At first, it is disconcerting that the director does not identify the speakers (and singers - he encourages his interviewees, among them his mother, to share some of the songs they grew up on) and doesn't say specifically which kibbutzim they are from. There are occasional references, of course, and some signs here and there. I suspect that some of the subjects preferred not to be interviewed on camera and by name, but by doing this, Tal also makes the point that all these children, in different locations around Israel, were given essentially the same upbringing. At the end, their faces are shown, with no identification and a list of their names rolls only with the end credits.

One intriguing aspect Tal covers here is their memory of their isolation from the rest of the world. "I didn't know other children lived with their mothers and fathers," recalls one man. The nanny was the central figure in their lives from birth - not the mother and father they saw for about two hours a day. One man remembers his contact with his parents as "sterile . . .there was no shouting or arguments, but no hugging or kissing either."

Again, it's easy to see the mistakes that were made, but it seems more to the point to examine it in terms of our current child-rearing practices, in which yuppie parents work long hours and leave children with the nannies of today, than to excoriate previous generations. One striking difference from most contemporary households is the fact that the kibbutz children slept at the children's house. This is one subject on which everyone is uniformly negative (it was also touched upon in the feature film, Sweet Mud, by Dror Shaul). Tal shows footage of these children getting into bed, accompanied by constant crying on the soundtrack as the interviewees remember that there was always at least one child sobbing at any given time during the night.

As the participants describe how this collective upbringing shaped a group identity, some also recall the pride they felt at being kibbutz members. "You stopped being yourself, you completely identified with the kibbutz member inside yourself," says one man. Another recalls how he would lower his voice modestly if someone from the outside asked him where he was from, as if it were clear that being a kibbutznik made him superior.

Parents of today seeing this will likely marvel at the seriousness and sense of purposefulness with which these children carried out their daily chores, as well as their independence as they wander the kibbutz unsupervised in the afternoons. The conformity that was imposed on them had both its price and its rewards. One man recalls his shame that his father was the kibbutz accountant and not a worker, saying he knew his father wanted him to be a both a Cossack and a Bedouin, two things the father clearly was not.

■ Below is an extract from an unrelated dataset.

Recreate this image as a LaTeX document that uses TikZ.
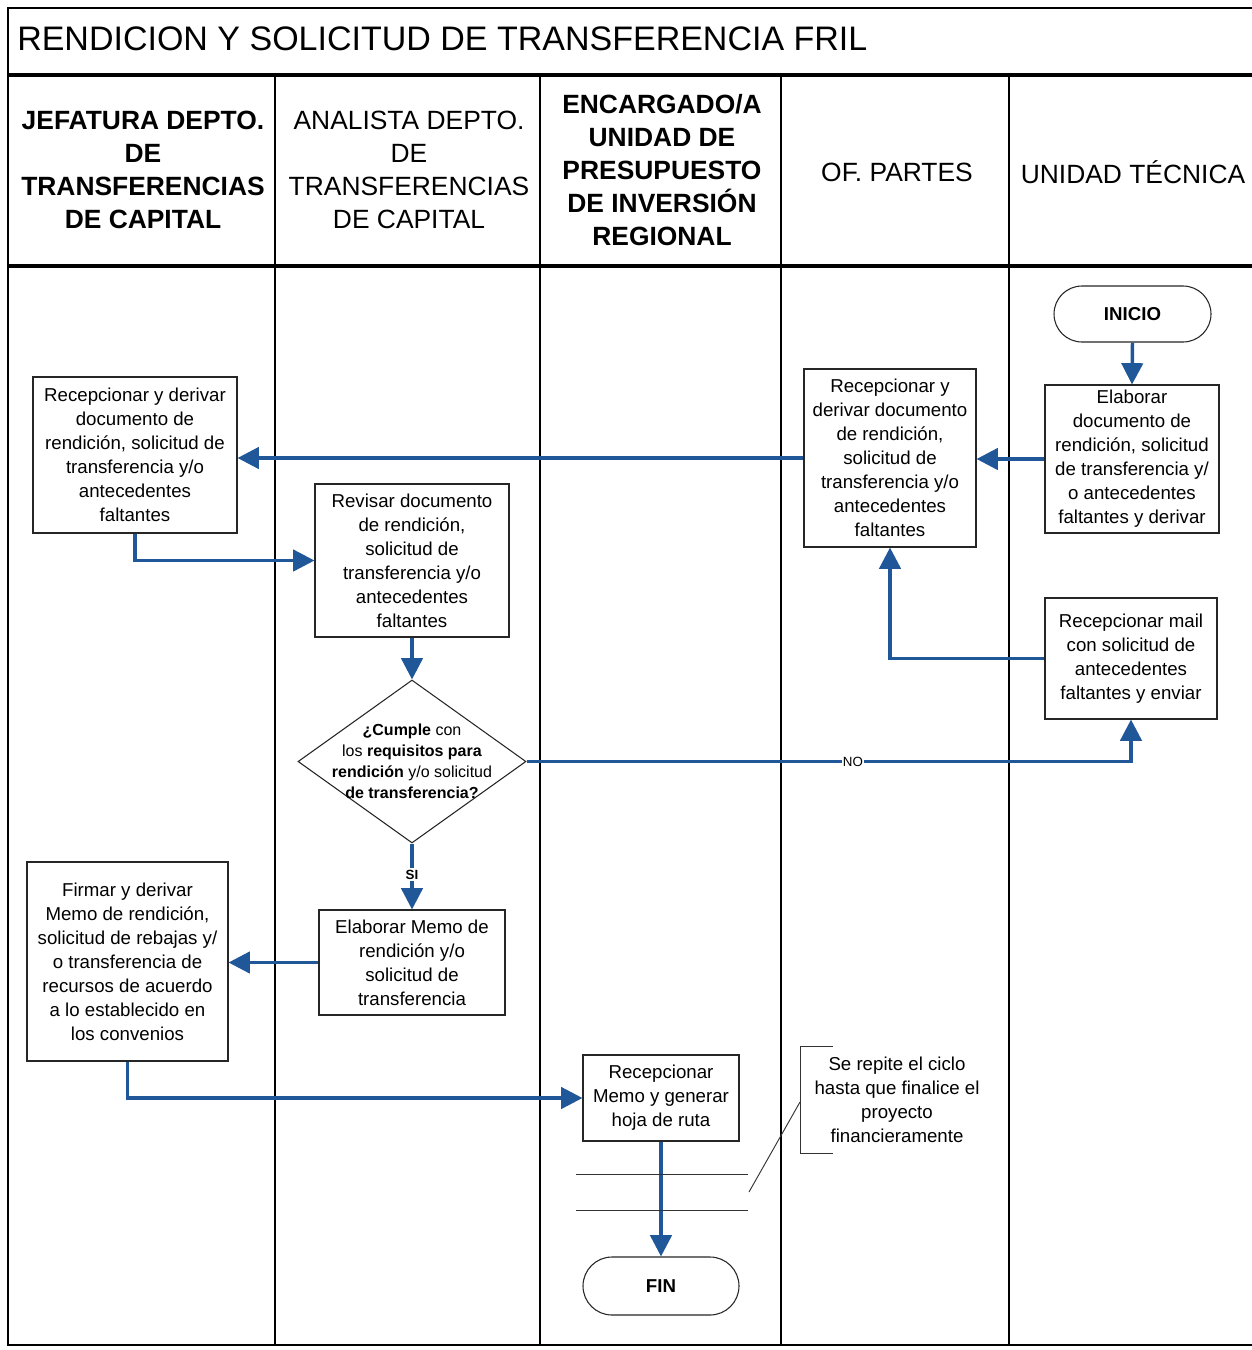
\documentclass[tikz,border=0pt]{standalone}
\usepackage{fontspec}
\setmainfont{Liberation Sans}
\usetikzlibrary{arrows.meta,shapes.geometric,shapes.misc}
\definecolor{flowblue}{HTML}{1F5799}
\begin{document}
\begin{tikzpicture}[x=0.75pt,y=-0.75pt,
  sz/.style 2 args={minimum width=#1*0.75pt,minimum height=#2*0.75pt},
  frameline/.style={line width=2.2pt,black},
  laneline/.style={line width=1.9pt,black},
  hdr/.style={align=center,inner sep=0pt,font=\fontsize{19.8}{24.75}\selectfont},
  hdrbold/.style={hdr,font=\fontsize{19.8}{24.75}\selectfont\bfseries},
  box/.style={draw=black!85,line width=0.8pt,fill=white,align=center,inner sep=0pt,
    font=\fontsize{14}{18}\selectfont},
  term/.style={rounded rectangle,draw=black!85,line width=0.8pt,fill=white,inner sep=0pt,
    font=\fontsize{14}{18}\selectfont\bfseries},
  dec/.style={diamond,draw=black!85,line width=0.8pt,fill=white,inner sep=0pt},
  arr/.style={draw=flowblue,line width=2.6pt,-{Triangle[length=16pt,width=16pt]}},
  flowlabel/.style={fill=white,inner sep=1pt,font=\fontsize{10}{12}\selectfont},
  thin/.style={line width=0.7pt,black!80}]
\useasboundingbox (0,0) rectangle (1252,1350);

% frame, title row and header row
\draw[frameline] (1252,8) -- (8,8) -- (8,1345) -- (1252,1345);
\draw[line width=3pt] (8,75) -- (1252,75);
\draw[line width=2.4pt] (8,266) -- (1252,266);
\foreach \lx in {275,540,781,1009}
  \draw[laneline] (\lx,75) -- (\lx,1345);

\node[anchor=west,inner sep=0pt,font=\fontsize{25.5}{30}\selectfont] (title) at (17,39)
  {RENDICION Y SOLICITUD DE TRANSFERENCIA FRIL};

\node[hdrbold] (h1) at (143,170) {JEFATURA DEPTO.\\DE\\TRANSFERENCIAS\\DE CAPITAL};
\node[hdr] (h2) at (409,170) {ANALISTA DEPTO.\\DE\\TRANSFERENCIAS\\DE CAPITAL};
\node[hdrbold] (h3) at (662,170) {ENCARGADO/A\\UNIDAD DE\\PRESUPUESTO\\DE INVERSIÓN\\REGIONAL};
\node[hdr] (h4) at (897,172) {OF. PARTES};
\node[hdr] (h5) at (1133,172) {UNIDAD TÉCNICA};

% process steps
\node[term,sz={157}{56}] (ini) at (1132.5,314) {INICIO};
\node[box,sz={174}{148}] (elab) at (1132,459)
  {Elaborar\\documento de\\rendición, solicitud\\de transferencia y/\\o antecedentes\\faltantes y derivar};
\node[box,sz={172}{178}] (ofp) at (890,458)
  {Recepcionar y\\derivar documento\\de rendición,\\solicitud de\\transferencia y/o\\antecedentes\\faltantes};
\node[box,sz={204}{156}] (jef) at (135,455)
  {Recepcionar y derivar\\documento de\\rendición, solicitud de\\transferencia y/o\\antecedentes\\faltantes};
\node[box,sz={194}{153}] (rev) at (412,560.5)
  {Revisar documento\\de rendición,\\solicitud de\\transferencia y/o\\antecedentes\\faltantes};
\node[dec,sz={228}{163}] (dec) at (412,761.5) {};
\node[align=center,inner sep=0pt,font=\fontsize{12}{15.75}\selectfont] (dectext) at (dec.center)
  {\textbf{¿Cumple} con\\los \textbf{requisitos para}\\\textbf{rendición} y/o solicitud\\\textbf{de transferencia?}};
\node[box,sz={172}{121}] (mail) at (1131,658.5)
  {Recepcionar mail\\con solicitud de\\antecedentes\\faltantes y enviar};
\node[box,sz={186}{105}] (memo) at (412,962.5)
  {Elaborar Memo de\\rendición y/o\\solicitud de\\transferencia};
\node[box,sz={201}{199}] (firma) at (127.5,961.5)
  {Firmar y derivar\\Memo de rendición,\\solicitud de rebajas y/\\o transferencia de\\recursos de acuerdo\\a lo establecido en\\los convenios};
\node[box,sz={156}{86}] (hoja) at (661,1098)
  {Recepcionar\\Memo y generar\\hoja de ruta};
\node[term,sz={156}{58}] (fin) at (661,1286) {FIN};

% connectors
\draw[arr] (ini.south) -- (elab.north);
\draw[arr] (elab.west) -- (elab.west -| ofp.east);
\draw[arr] (ofp.west) -- (ofp.west -| jef.east);
\draw[arr] (jef.south) |- (rev.west);
\draw[arr] (rev.south) -- (dec.north);
\draw[arr] (dec.south) -- node[flowlabel,pos=0.47,font=\fontsize{10}{12}\selectfont\bfseries] (si) {SI} (memo.north);
\draw[arr] (dec.east) -- node[flowlabel,pos=0.54] (no) {NO} (dec.east -| mail.south) -- (mail.south);
\draw[arr] (mail.west) -| (ofp.south);
\draw[arr] (memo.west) -- (memo.west -| firma.east);
\draw[arr] (firma.south) |- (hoja.west);
\draw[arr] (hoja.south) -- (fin.north);

% repeat-cycle annotation
\coordinate (mA) at (576,1174);
\coordinate (mB) at (748,1174);
\coordinate (mC) at (576,1210);
\coordinate (mD) at (748,1210);
\coordinate (ptr) at (749,1192);
\coordinate (brk) at (800,1102);
\draw[thin] (mA) -- (mB);
\draw[thin] (mC) -- (mD);
\node[align=center,inner sep=0pt,font=\fontsize{14}{18}\selectfont] (note) at (897,1100)
  {Se repite el ciclo\\hasta que finalice el\\proyecto\\financieramente};
\draw[thin] (833,1046) -- (800,1046) -- (800,1153) -- (833,1153);
\draw[thin] (brk) -- (ptr);
\end{tikzpicture}
\end{document}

Perhaps the most intriguing section of the film is the part in which Tal examines how these kibbutz-reared children felt when and what they did when they themselves became parents. Although some eventually left their kibbutzim, all of them recall putting their children in the nursery as soon as they returned from the hospital. Several of the parents admit, as one mother puts it, "It was very convenient. You left the baby there and you knew it was taken care of." Anyone who has experienced chaotic and exhausting homecomings with a new baby in the non-kibbutz world will be able to relate to this sentiment, even if it's not what they would wish for themselves. But most eventually regretted this practice, and the film shows, in a series of titles, that the rule was changed and children began sleeping at home, which is the practice today. Perhaps the most telling comment comes from the man who says, "I didn't know how to love my children. I didn't get love so there was something dead inside me."